You want the BEST answer for buying healthy food that is not expensive? Buy from your local farmers. The idea of a CSA may disturb you because farmers are asking for the weeks of food you will be receiving up front. This is so they have money to cover their operating expenses. In the more expensive areas of the country this comes to about $30 a week for 4 people. If you are not spending that much for veggies you most likely are not eating the amount you should be for proper health and nutrition.
Perhaps you don’t cook. Perhaps you do cook but want only a few kinds of veggies and don’t know how others taste. What? You are going to assume you dislike something before you eat it? That is so 5th grade.
April 12, 2014 at 6:56 am
Thanks for writing this one Beth. I end up having to go to a Walmart about once every 3 or 4 years. I get in, but the one thing I need and get out. I am painfully aware of where my money is being spent and who and what it’s supporting.
I don’t consider organic from other countries (with the exception of Canada) to be organic. These claims are un-verified by any US authority. Any everybody involved in it, knows it. It’s unlikely the clai m is meaningul.
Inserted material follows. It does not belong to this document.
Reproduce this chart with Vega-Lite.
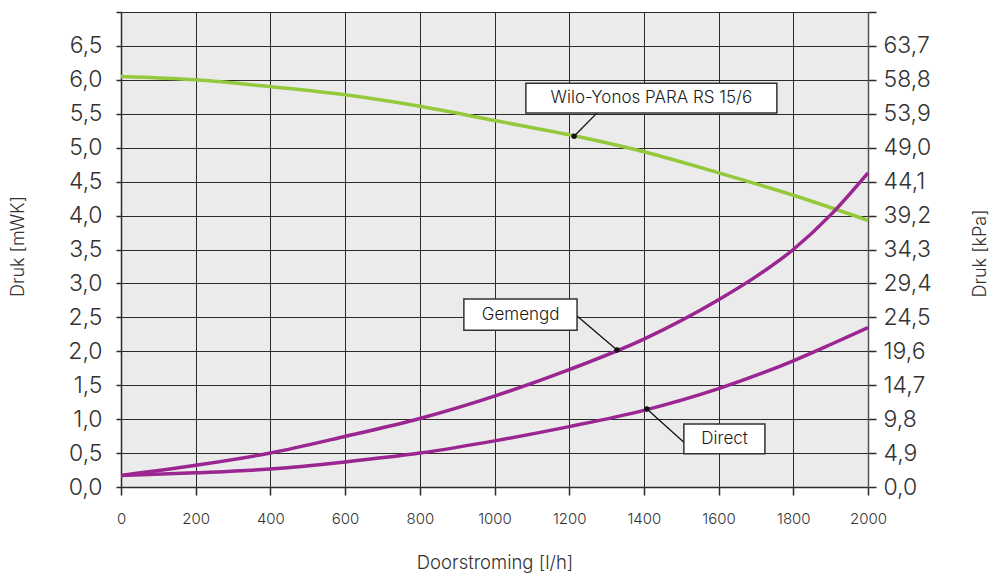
{
  "$schema": "https://vega.github.io/schema/vega-lite/v6.json",
  "autosize": {"type": "none"},
  "width": 747,
  "height": 475,
  "padding": {"left": 121, "top": 12, "right": 122, "bottom": 89},
  "background": "white",
  "config": {
    "view": {"fill": "#ebebeb", "stroke": null},
    "font": "Inter",
    "axis": {"labelOverlap": false, "labelBound": false, "labelFlush": false}
  },
  "datasets": {
    "curves": [
      {"flow": 0, "druk": 6.05, "serie": "Wilo"},
      {"flow": 200, "druk": 6.0, "serie": "Wilo"},
      {"flow": 400, "druk": 5.9, "serie": "Wilo"},
      {"flow": 600, "druk": 5.78, "serie": "Wilo"},
      {"flow": 800, "druk": 5.61, "serie": "Wilo"},
      {"flow": 1000, "druk": 5.4, "serie": "Wilo"},
      {"flow": 1200, "druk": 5.19, "serie": "Wilo"},
      {"flow": 1400, "druk": 4.94, "serie": "Wilo"},
      {"flow": 1600, "druk": 4.63, "serie": "Wilo"},
      {"flow": 1800, "druk": 4.3, "serie": "Wilo"},
      {"flow": 2000, "druk": 3.93, "serie": "Wilo"},
      {"flow": 0, "druk": 0.17, "serie": "Gemengd"},
      {"flow": 200, "druk": 0.32, "serie": "Gemengd"},
      {"flow": 400, "druk": 0.5, "serie": "Gemengd"},
      {"flow": 600, "druk": 0.745, "serie": "Gemengd"},
      {"flow": 800, "druk": 1.01, "serie": "Gemengd"},
      {"flow": 1000, "druk": 1.34, "serie": "Gemengd"},
      {"flow": 1200, "druk": 1.73, "serie": "Gemengd"},
      {"flow": 1400, "druk": 2.18, "serie": "Gemengd"},
      {"flow": 1600, "druk": 2.76, "serie": "Gemengd"},
      {"flow": 1700, "druk": 3.1, "serie": "Gemengd"},
      {"flow": 1800, "druk": 3.5, "serie": "Gemengd"},
      {"flow": 1900, "druk": 4.01, "serie": "Gemengd"},
      {"flow": 2000, "druk": 4.63, "serie": "Gemengd"},
      {"flow": 0, "druk": 0.17, "serie": "Direct"},
      {"flow": 200, "druk": 0.21, "serie": "Direct"},
      {"flow": 400, "druk": 0.265, "serie": "Direct"},
      {"flow": 600, "druk": 0.37, "serie": "Direct"},
      {"flow": 800, "druk": 0.5, "serie": "Direct"},
      {"flow": 1000, "druk": 0.68, "serie": "Direct"},
      {"flow": 1200, "druk": 0.89, "serie": "Direct"},
      {"flow": 1400, "druk": 1.13, "serie": "Direct"},
      {"flow": 1600, "druk": 1.45, "serie": "Direct"},
      {"flow": 1800, "druk": 1.86, "serie": "Direct"},
      {"flow": 1900, "druk": 2.1, "serie": "Direct"},
      {"flow": 2000, "druk": 2.35, "serie": "Direct"}
    ],
    "labels": [
      {"label": "Wilo-Yonos PARA RS 15/6", "bx1": 1084, "bx2": 1756, "by1": 5.51, "by2": 5.95, "tx": 1420, "ty": 5.73, "lx": 1274, "ly": 5.51, "px": 1213, "py": 5.17},
      {"label": "Gemengd", "bx1": 918, "bx2": 1221, "by1": 2.31, "by2": 2.77, "tx": 1070, "ty": 2.54, "lx": 1221, "ly": 2.52, "px": 1328, "py": 2.02},
      {"label": "Direct", "bx1": 1507, "bx2": 1724, "by1": 0.49, "by2": 0.93, "tx": 1616, "ty": 0.71, "lx": 1507, "ly": 0.66, "px": 1408, "py": 1.15}
    ],
    "mwk": [{"m": 0}, {"m": 7}],
    "kpa": [{"k": 0}, {"k": 68.6}]
  },
  "layer": [
    {
      "data": {"name": "mwk"},
      "mark": {"type": "point", "opacity": 0},
      "encoding": {
        "y": {
          "field": "m", "type": "quantitative",
          "scale": {"domain": [0, 7], "nice": false, "zero": true},
          "axis": {
            "orient": "left",
            "values": [0, 0.5, 1, 1.5, 2, 2.5, 3, 3.5, 4, 4.5, 5, 5.5, 6, 6.5, 7],
            "labelExpr": "datum.value > 6.9 ? '' : replace(format(datum.value, '.1f'), '.', ',')",
            "labelOverlap": false, "labelBound": false, "labelFlush": false,
            "title": "Druk [mWK]",
            "grid": true, "gridColor": "#2b2b2b", "gridWidth": 1, "gridOpacity": 1,
            "domainColor": "#2b2b2b", "domainWidth": 1.5,
            "tickColor": "#2b2b2b", "tickSize": 5, "tickWidth": 1.5,
            "labelFont": "Inter", "labelFontWeight": 300, "labelFontSize": 23, "labelColor": "#333333", "labelPadding": 14,
            "titleFont": "Inter", "titleFontWeight": 300, "titleFontSize": 18, "titleColor": "#333333",
            "titleX": -103, "titleY": 234, "titleAngle": -90, "titleBaseline": "middle", "titleAlign": "center"
          }
        }
      }
    },
    {
      "layer": [
        {
          "data": {"name": "curves"},
          "mark": {"type": "line", "interpolate": "monotone", "strokeWidth": 3.5},
          "encoding": {
            "x": {
              "field": "flow", "type": "quantitative",
              "scale": {"domain": [0, 2000], "nice": false},
              "axis": {
                "values": [0, 200, 400, 600, 800, 1000, 1200, 1400, 1600, 1800, 2000],
                "format": "d", "labelOverlap": false, "labelBound": false, "labelFlush": false,
                "title": "Doorstroming [l/h]",
                "grid": true, "gridColor": "#2b2b2b", "gridWidth": 1, "gridOpacity": 1,
                "domainColor": "#2b2b2b", "domainWidth": 1.5,
                "tickColor": "#2b2b2b", "tickSize": 8, "tickWidth": 1.5,
                "labelFont": "Inter", "labelFontWeight": 300, "labelFontSize": 15, "labelColor": "#333333", "labelPadding": 16,
                "titleFont": "Inter", "titleFontWeight": 300, "titleFontSize": 18.5, "titleColor": "#333333",
                "titleX": 373.5, "titleY": 75, "titleBaseline": "middle", "titleAlign": "center"
              }
            },
            "y": {
              "field": "druk", "type": "quantitative",
              "scale": {"domain": [0, 7], "nice": false},
              "axis": null
            },
            "color": {
              "field": "serie", "type": "nominal",
              "scale": {"domain": ["Wilo", "Gemengd", "Direct"], "range": ["#94c83d", "#9b2591", "#9b2591"]},
              "legend": null
            },
            "detail": {"field": "serie"}
          }
        },
        {
          "data": {"name": "labels"},
          "mark": {"type": "rule", "color": "#111111", "strokeWidth": 1.3},
          "encoding": {
            "x": {"field": "lx", "type": "quantitative"},
            "y": {"field": "ly", "type": "quantitative", "axis": null},
            "x2": {"field": "px"},
            "y2": {"field": "py"}
          }
        },
        {
          "data": {"name": "labels"},
          "mark": {"type": "point", "filled": true, "color": "#111111", "size": 30, "opacity": 1},
          "encoding": {
            "x": {"field": "px", "type": "quantitative"},
            "y": {"field": "py", "type": "quantitative", "axis": null}
          }
        },
        {
          "data": {"name": "labels"},
          "mark": {"type": "rect", "fill": "white", "stroke": "#333333", "strokeWidth": 1.5},
          "encoding": {
            "x": {"field": "bx1", "type": "quantitative"},
            "x2": {"field": "bx2"},
            "y": {"field": "by1", "type": "quantitative", "axis": null},
            "y2": {"field": "by2"}
          }
        },
        {
          "data": {"name": "labels"},
          "mark": {"type": "text", "font": "Inter", "fontSize": 17, "fontWeight": 300, "color": "#1a1a1a", "align": "center", "baseline": "middle"},
          "encoding": {
            "x": {"field": "tx", "type": "quantitative"},
            "y": {"field": "ty", "type": "quantitative", "axis": null},
            "text": {"field": "label"}
          }
        }
      ]
    },
    {
      "data": {"name": "kpa"},
      "mark": {"type": "point", "opacity": 0},
      "encoding": {
        "y": {
          "field": "k", "type": "quantitative",
          "scale": {"domain": [0, 68.6], "nice": false, "zero": true},
          "axis": {
            "orient": "right",
            "values": [0, 4.9, 9.8, 14.7, 19.6, 24.5, 29.4, 34.3, 39.2, 44.1, 49, 53.9, 58.8, 63.7, 68.6],
            "labelExpr": "datum.value > 68 ? '' : replace(format(datum.value, '.1f'), '.', ',')",
            "labelOverlap": false, "labelBound": false, "labelFlush": false,
            "title": "Druk [kPa]",
            "grid": false,
            "domainColor": "#555555", "domainWidth": 1.5,
            "tickColor": "#2b2b2b", "tickSize": 8, "tickWidth": 1.5,
            "labelFont": "Inter", "labelFontWeight": 300, "labelFontSize": 23, "labelColor": "#333333", "labelPadding": 7,
            "titleFont": "Inter", "titleFontWeight": 300, "titleFontSize": 18, "titleColor": "#333333",
            "titleX": 112, "titleY": 241, "titleAngle": -90, "titleBaseline": "middle", "titleAlign": "center"
          }
        }
      }
    }
  ],
  "resolve": {"scale": {"y": "independent"}, "axis": {"y": "independent"}}
}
…Not that it means that much since the USDA co-opted the Organic Standards and immediately started to diminish it by allowing non-organic substances and practices to enter the “Certified Organic” label.
April 12, 2014 at 6:59 am
I started writing about how diluted the label has become but figured it was too much in one essay. Since that meeting last year I have decided, like you, the best way to get healthy food is to know my farmers. To understand how they produce the food they raise and to be willing to pay a price that supports their effort.
April 11, 2014 at 5:11 pm
Beth, you know me so well!
April 11, 2014 at 6:06 pm
Actually, Nancy, I wasn’t thinking of any one person in particular. I just know the way I used to shop prior to reading all the problems with the current food supply. We made changes and I do feel a lot better not eating so many chemicals. Knowing my farmer(s) is one of the most important things I have done for our own nutrition, our long-term health, and the local economy.
April 11, 2014 at 4:40 pm
Can’t remember the last time I entered a WalMart… many years ago, it must have been when some woman screamed at me for leaving Sissy in the car for 15 minutes while I ran in to get one item I couldn’t find ANYWHERE else, at any price. The temperature was somewhere in the mid-50s, the windows were cracked and it was overcast. You run into some of the weirdest people in that parking lot.
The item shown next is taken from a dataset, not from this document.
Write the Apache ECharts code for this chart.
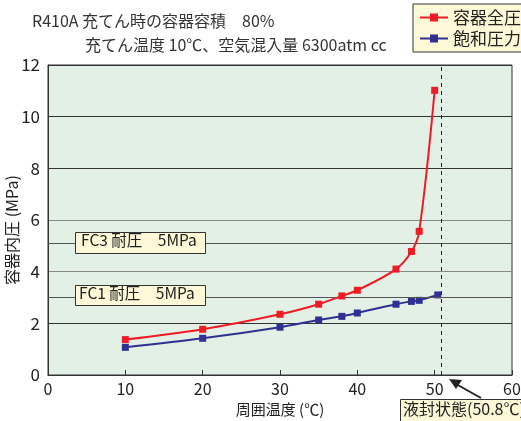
<!DOCTYPE html>
<html><head><meta charset="utf-8">
<script src="https://cdn.jsdelivr.net/npm/echarts@6/dist/echarts.min.js"></script>
<style>html,body{margin:0;padding:0;background:#fff}#c{width:521px;height:421px}</style>
</head><body><div id="c"></div>
<script>
var tempRed = [10, 20, 30, 35, 38, 40, 45, 47, 48, 50];
var totalPressure = [1.37, 1.77, 2.35, 2.74, 3.06, 3.28, 4.1, 4.78, 5.56, 11.02];
var tempBlue = [10, 20, 30, 35, 38, 40, 45, 47, 48, 50.4];
var satPressure = [1.07, 1.42, 1.85, 2.13, 2.27, 2.4, 2.74, 2.85, 2.89, 3.1];
var seriesNames = ['容器全圧', '飽和圧力'];
var liquidSealTemp = 50.8;
var fcLevels = [5.1, 3.0];
var fcLabels = ['FC3 耐圧　5MPa', 'FC1 耐圧　5MPa'];
var titleLines = ['R410A 充てん時の容器容積　80%', '充てん温度 10℃、空気混入量 6300atm cc'];
var annotation = '液封状態(50.8℃)';
var yAxisTitle = '容器内圧 (MPa)';
var xAxisTitle = '周囲温度 (℃)';

var font = '"Noto Sans CJK JP", "Noto Sans", sans-serif';
function zip(a, b) { return a.map(function (v, i) { return [v, b[i]]; }); }

var chart = echarts.init(document.getElementById('c'));
chart.setOption({
  animation: false,
  textStyle: { fontFamily: font },
  grid: { left: 48, right: 9, top: 65, bottom: 46, outerBoundsMode: 'none', containLabel: false, show: true, backgroundColor: '#e2f0e6', borderColor: '#333', borderWidth: 1 },
  legend: {
    left: 413, top: 4, orient: 'vertical', itemGap: 4, itemWidth: 28, itemHeight: 10,
    backgroundColor: '#fdf8d8', borderColor: '#333', borderWidth: 1, padding: [5, 10, 5, 6],
    textStyle: { fontSize: 17, color: '#222', fontFamily: font },
    data: seriesNames
  },
  xAxis: {
    type: 'value', min: 0, max: 60, interval: 10,
    name: xAxisTitle, nameLocation: 'middle', nameGap: 27,
    nameTextStyle: { fontSize: 15, color: '#222', fontFamily: font },
    axisLine: { show: true, lineStyle: { color: '#333' } },
    axisTick: { show: true, inside: true, length: 5, lineStyle: { color: '#333' } },
    axisLabel: { fontSize: 16, color: '#222', margin: 6 },
    splitLine: { show: false }
  },
  yAxis: {
    type: 'value', min: 0, max: 12, interval: 2,
    axisLine: { show: true, lineStyle: { color: '#333' } },
    axisTick: { show: false },
    axisLabel: { fontSize: 17, color: '#222', margin: 8 },
    splitLine: { show: true, lineStyle: { color: ['#333', '#333', '#888', '#888', '#333', '#333', '#333'], width: 1 } }
  },
  series: [
    {
      name: seriesNames[0], type: 'line', data: zip(tempRed, totalPressure),
      smooth: 0.35, symbol: 'rect', symbolSize: 7,
      lineStyle: { color: '#ee1c25', width: 2 }, itemStyle: { color: '#ee1c25' }, z: 5,
      markLine: {
        silent: true, symbol: 'none', label: { show: false },
        lineStyle: { color: '#555', type: 'solid', width: 1 },
        data: [
          { yAxis: fcLevels[0] }, { yAxis: fcLevels[1] },
          { xAxis: liquidSealTemp, lineStyle: { color: '#222', type: [4, 4], width: 1 } }
        ]
      }
    },
    {
      name: seriesNames[1], type: 'line', data: zip(tempBlue, satPressure),
      smooth: 0.3, symbol: 'rect', symbolSize: 7,
      lineStyle: { color: '#2e3192', width: 2 }, itemStyle: { color: '#2e3192' }, z: 4
    }
  ],
  graphic: [
    { type: 'text', left: 32, top: 13, style: { text: titleLines[0], fontSize: 16, fill: '#333', fontFamily: font } },
    { type: 'text', left: 85, top: 37, style: { text: titleLines[1], fontSize: 16, fill: '#333', fontFamily: font } },
    { type: 'text', x: 4, y: 230, rotation: Math.PI / 2, style: { text: yAxisTitle, fontSize: 16, fill: '#222', fontFamily: font, align: 'center', verticalAlign: 'top' } },
    { type: 'rect', shape: { x: 75.5, y: 232.5, width: 130, height: 21 }, style: { fill: '#fdf8d8', stroke: '#333', lineWidth: 1 }, z: 10 },
    { type: 'text', left: 81, top: 232, z: 11, style: { text: fcLabels[0], fontSize: 15.5, fill: '#222', fontFamily: font } },
    { type: 'rect', shape: { x: 75.5, y: 285.5, width: 130, height: 20 }, style: { fill: '#fdf8d8', stroke: '#333', lineWidth: 1 }, z: 10 },
    { type: 'text', left: 79, top: 285, z: 11, style: { text: fcLabels[1], fontSize: 15.5, fill: '#222', fontFamily: font } },
    { type: 'rect', shape: { x: 400.5, y: 399.5, width: 130, height: 24 }, style: { fill: '#fdf8d8', stroke: '#333', lineWidth: 1 }, z: 10 },
    { type: 'text', left: 403, top: 401, z: 11, style: { text: annotation, fontSize: 16, fill: '#222', fontFamily: font } },
    { type: 'line', shape: { x1: 481, y1: 398, x2: 456, y2: 384 }, style: { stroke: '#222', lineWidth: 2 }, z: 10 },
    { type: 'polygon', shape: { points: [[449, 379], [462, 380], [456, 389]] }, style: { fill: '#222' }, z: 10 }
  ]
});
</script></body></html>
I also found that when I used to shop there, I never saved any money because I’d come home with crap that ended up in the landfill soon thereafter.
April 11, 2014 at 6:06 pm
I remember when I first starting commenting about the low wages there, about 5 years ago, people told me they knew people who were happy for their jobs at Wal-mart but no one evaluated the value of those wages until very recently….and I bet the people who shopped there regularly are STILL shopping there regularly. We vote with our dollars people.